Nicht gut. Der aktuelle Waldzustandsbericht zeigt, dass die Lage besorgniserregend ist. Es sind nur noch sechs Prozent des Baumbestandes gesund – also ohne sichtbare Schäden. Gründe hierfür sind vor allem extreme Wetterereignisse und -perioden. Wir sehen ganz klare Leidens- und Stresssymptome, die durch die extremen Hitze- und Dürreperioden seit 2018 hervorgerufen wurden. Wenn ein Baum über einen längeren Zeitraum unter Wassermangel leidet, dann haben Pilze und Insekten wegen dieser Vorschädigungen ein leichtes Spiel, den Baum weiter zu schwächen – bis hin zum Absterben
Woran sehen Sie, dass es einem Baum nicht gut geht?
Dafür gucken wir uns die Kronen der Bäume und ihre Belaubung bzw. Benadelung an. Hat er eine volle, dichte Krone oder hat er dort trockene und lichte Partien? Über ein Stichprobennetz in den Berliner Wäldern schauen wir uns jedes Jahr die gleichen Bäume an. So gewinnen wir insgesamt ein Bild vom Gesundheitszustand des Waldes.
Was können Sie als Förster dem Waldsterben entgegensetzen?
Wir als Förster versuchen in erster Linie den Wald zu stabilisieren. Zum Beispiel indem wir eine naturgemäße Waldbewirtschaftung- und pflege betreiben. Ein Ziel ist es auch, vielfältigere und strukturreichere und damit naturnahe Wälder zu schaffen. Wir haben hier immer noch viele kieferndominierte Waldpartien. Da gilt es, mehr Vielfalt reinzubringen – vor allem Laubbäume. Das streut insgesamt das Risiko und macht den Wald weniger anfällig. Was wir nicht können: Regen herzaubern oder gießen. Der Wald ist so ein komplexes Ökosystem, dass es keine schnelle Lösung gibt. Wir beobachten die Entwicklungen und sind einigermaßen sorgenvoll aufmerksam.
Wie können die Berlinerinnen und Berliner ihrem Wald helfen?
Erstmal ist Wertschätzung ganz wichtig. Das heißt auf den Wald achten, wenn ich darin unterwegs bin. Und dann gibt es so ein paar Selbstverständlichkeiten wie das Rauchverbot oder keinen Müll abzuladen. Gemeinsam müssen wir alle Anstrengungen unternehmen, um Belastungen und Risiken für die Wälder durch wirksame Klimaschutzmaßnahmen zu minimieren. Klimaschutz ist Waldschutz und da kann jeder bei sich selbst anfangen.
Welche Rolle spielt der Wald beim Kampf gegen die Klimakrise?
Er hat großes Potenzial der Stadt genau dabei zu helfen.
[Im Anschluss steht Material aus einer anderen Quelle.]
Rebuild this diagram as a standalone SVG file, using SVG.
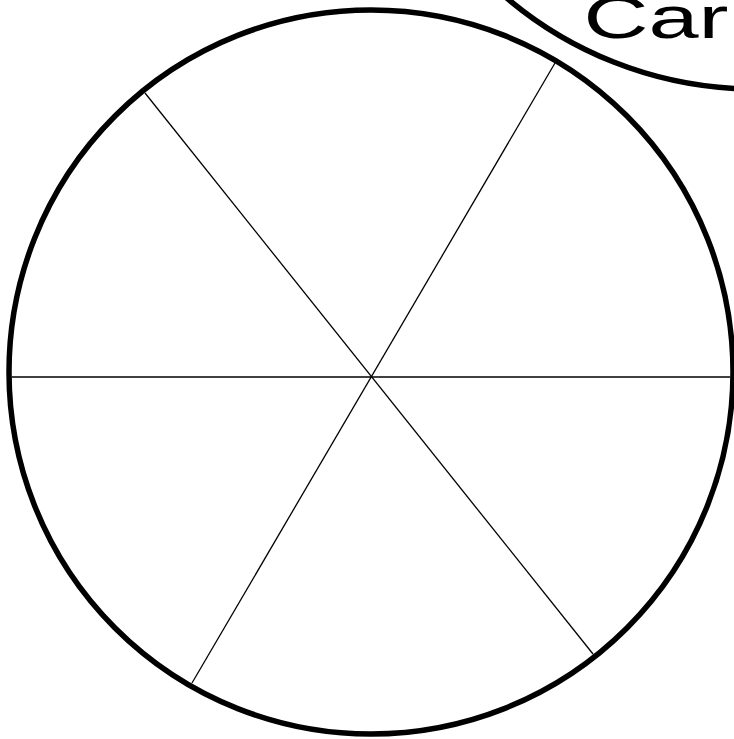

Ein ehemaliger Forstamtsleiter aus dem Grunewald hat in der Situation einmal treffend gesagt: „Wenn Berlin nicht den Wald hätte, hätten wir hier das Klima von Athen.“ Der Wald und seine Anordnung zur Stadt spielen bei der Frischluftentstehung und der Abkühlung des Berliner Stadtklimas eine zentrale Rolle. Auch für den Wasserhaushalt und die Trinkwassergewinnung ist er von zentraler Bedeutung. Diese enge Verzahnung von Berlin und Wald ist relativ beispielslos.
Eine Prognose: Wo sehen Sie den Berliner Wald in zehn Jahren?
Ich bin ein sehr optimistischer Mensch. Ich wünsche mir, dass unser Wald nicht unter den Hammer kommt. Wir brauchen Platz für Wohnungsbau und alles andere, aber der Wald sollte nicht die Reserve sein, auf die wir zurückgreifen. Ich hoffe auch, dass wir in zehn Jahren ein paar Schritte weiter sind, was den Umbau des Waldes zum Mischwald betrifft. Und dass wir mit Hilfe der Wissenschaft ein bisschen schlauer sind, welche Potentiale die einzelnen Bäume für einen Wald der Zukunft haben. Zehn Jahre sind für den Wald aber eher ein Fingerschnips.